By Mercedes Freedman

Sin Gabriel a mi lado, desistí en contar tantos amaneceres, agotada por el mar perpetuamente azul desde cualquier rincón del barco. Llegaban las noches, y ésas, con el sabor a sal en mis labios, sí las contaba. El cielo estrellado asistía al concierto de sonata triste del vaivén del mar y consentía que la prodigiosa luna iluminara una habitación para amantes, íntima e inaccesible. A su puerta yo soñaba un sueño agonizante en el que yo era celosía y Gabriel madreselva trepando por ella.
Durante las muchas horas mirando hacia el horizonte, recordaba nuestra boda el verano anterior y el adiós de Gabriel unos días después de casarnos al embarcar en nuestra isla para cruzar el Atlántico rumbo a América. Y me repetía el juramento de dormir juntos en la soñada inmensa cama para revolotear en ella y desde donde oler el aroma de los mangos en el árbol justito frente a la ventana.

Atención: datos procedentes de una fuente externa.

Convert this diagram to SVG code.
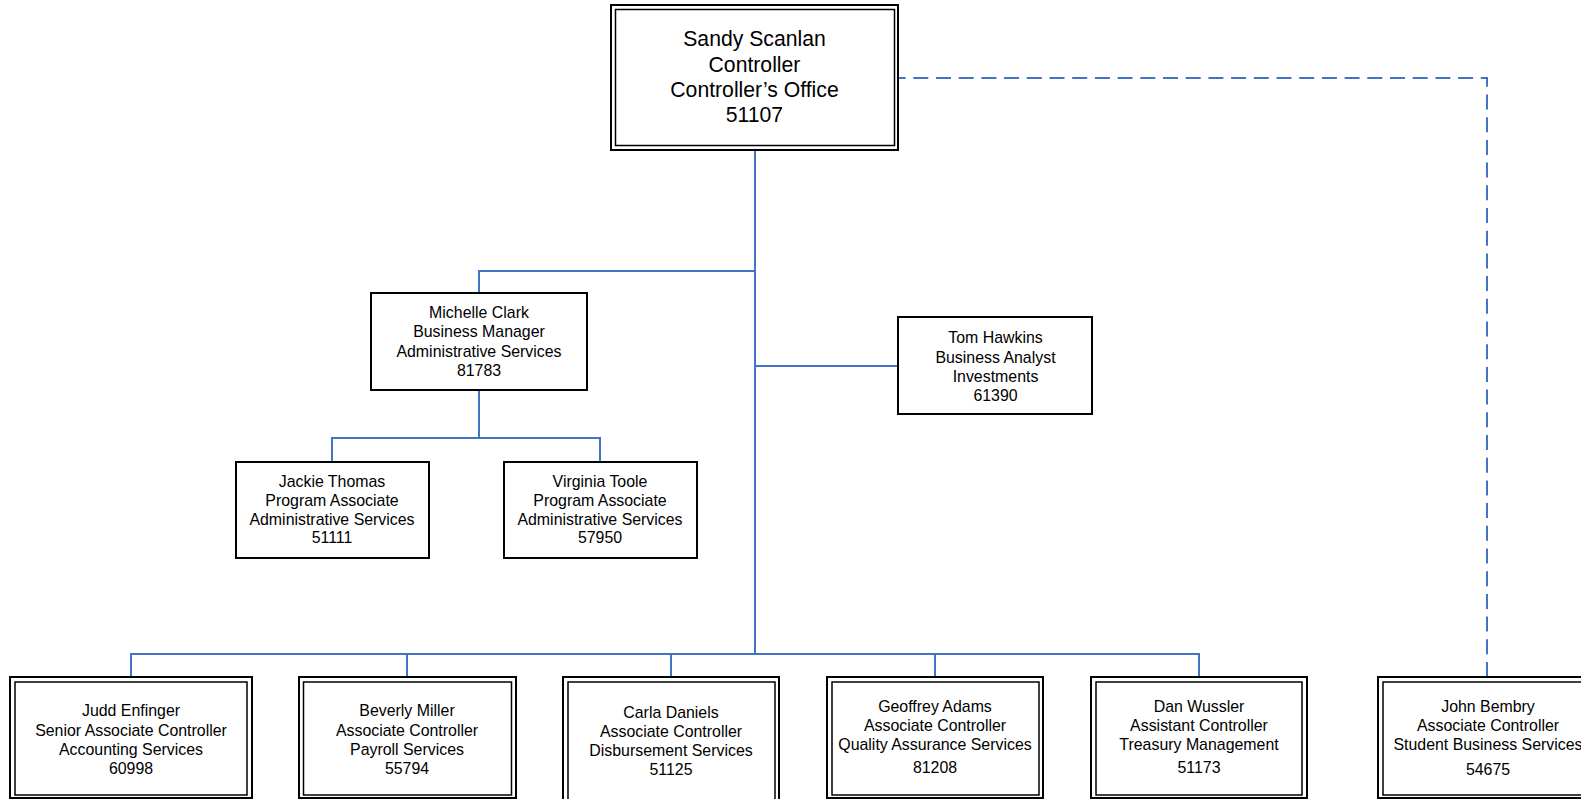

Gabriel esperaba mi llegada hacía un tiempo, pero el viaje quedó suspendido al declarar el gobierno español que el número aceptable de emigraciones se había excedido y las salidas estaban prohibidas. Mis padres decían que era un desvarío viajar como emigrante ilegal pero yo prefería morir cruzando el océano que vivir con uno entre Gabriel y yo. Dejé mi isla verde y de fuertes vientos con una pequeña maleta. Gabriel se había llevado lo valioso: él mismo, mi vestido de novia y los zapatos azules que llevé puestos a mi boda, causa de murmullos en la iglesia y sofocos en mi madre, cosa que no importaba porque Gabriel, ya en el altar, susurró mi nombre, Valentina, y me habló del océano azul en mis pies.

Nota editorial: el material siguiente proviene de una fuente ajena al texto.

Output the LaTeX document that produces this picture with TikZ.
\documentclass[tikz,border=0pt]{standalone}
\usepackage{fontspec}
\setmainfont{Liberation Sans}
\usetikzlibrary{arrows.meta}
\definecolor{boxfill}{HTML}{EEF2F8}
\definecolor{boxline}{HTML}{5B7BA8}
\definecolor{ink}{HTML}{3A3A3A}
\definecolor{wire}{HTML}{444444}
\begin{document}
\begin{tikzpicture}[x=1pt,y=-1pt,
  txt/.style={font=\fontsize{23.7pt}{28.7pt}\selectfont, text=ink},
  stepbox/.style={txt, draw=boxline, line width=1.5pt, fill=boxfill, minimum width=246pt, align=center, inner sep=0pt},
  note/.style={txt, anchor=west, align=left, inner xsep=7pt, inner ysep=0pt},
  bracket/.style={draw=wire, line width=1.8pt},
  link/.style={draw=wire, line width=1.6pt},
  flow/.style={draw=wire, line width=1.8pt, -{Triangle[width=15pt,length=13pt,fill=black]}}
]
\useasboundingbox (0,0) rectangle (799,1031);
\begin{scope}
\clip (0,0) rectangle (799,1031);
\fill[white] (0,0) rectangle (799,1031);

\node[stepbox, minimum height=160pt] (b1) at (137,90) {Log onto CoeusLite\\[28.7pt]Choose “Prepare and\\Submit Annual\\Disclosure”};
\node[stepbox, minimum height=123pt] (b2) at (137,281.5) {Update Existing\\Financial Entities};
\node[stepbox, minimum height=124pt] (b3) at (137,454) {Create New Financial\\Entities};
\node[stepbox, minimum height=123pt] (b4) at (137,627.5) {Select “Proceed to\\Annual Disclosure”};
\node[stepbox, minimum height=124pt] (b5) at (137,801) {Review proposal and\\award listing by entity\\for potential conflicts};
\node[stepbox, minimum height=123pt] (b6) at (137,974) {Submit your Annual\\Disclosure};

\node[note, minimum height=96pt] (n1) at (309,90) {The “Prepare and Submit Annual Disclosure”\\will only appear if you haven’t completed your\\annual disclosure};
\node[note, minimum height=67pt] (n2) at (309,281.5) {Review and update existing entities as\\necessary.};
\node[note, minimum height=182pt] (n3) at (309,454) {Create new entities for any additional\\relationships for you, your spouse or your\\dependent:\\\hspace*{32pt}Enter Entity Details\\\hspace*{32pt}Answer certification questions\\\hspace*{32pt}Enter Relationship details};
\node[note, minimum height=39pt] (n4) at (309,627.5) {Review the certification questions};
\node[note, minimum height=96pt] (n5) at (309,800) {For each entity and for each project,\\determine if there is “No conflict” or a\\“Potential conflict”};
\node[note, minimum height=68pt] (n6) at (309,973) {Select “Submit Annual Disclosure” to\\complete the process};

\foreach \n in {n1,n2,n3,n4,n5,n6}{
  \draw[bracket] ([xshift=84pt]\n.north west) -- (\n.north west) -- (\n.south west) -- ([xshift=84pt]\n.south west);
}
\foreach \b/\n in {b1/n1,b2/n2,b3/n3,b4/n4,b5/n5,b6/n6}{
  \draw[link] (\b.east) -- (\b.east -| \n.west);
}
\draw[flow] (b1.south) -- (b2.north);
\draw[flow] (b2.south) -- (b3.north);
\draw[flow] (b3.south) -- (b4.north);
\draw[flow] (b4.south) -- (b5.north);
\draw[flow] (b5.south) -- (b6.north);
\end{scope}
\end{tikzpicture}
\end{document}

Mi partida fue espinosa. Hubo muchas despedidas antes de embarcar a una lancha pesquera, oculta en la costa para que las garras dictatoriales del generalísimo no divisaran el tránsito a un barco en mar abierto desde donde se iniciaba la travesía. Sobrevivimos el Atlántico pero al desembarcar nos convirtieron en seres inexistentes al declararnos indocumentados. Fuimos enviados a un Centro de ocupación, con el tiempo reconocido como de concentración, de calor sofocante donde pululaban duros carcelarios, trabajos forzados, mosquitos, serpientes, enfermedades.
En medio del horror, cada día traía vislumbres de algo maravilloso e irresistible colmado de vida: el trinar de las aves y el naranja de los atardeceres. Los contaba despacito, día tras día, mientras dibujaba la cara de Gabriel en mi mente. Y sucedió al contar veintiséis puestas de sol. Caminé a la salida según me ordenaron, y allí estaban Gabriel y mis zapatos azules. Me los puse para crecer y vernos de nuevo las caras muy de cerca. Le oí decir mi nombre, Valentina. Y me habló del atlas nuevo para señalar juntos un nuevo país a donde emigrar y donde plantaríamos árboles colmados de mangos.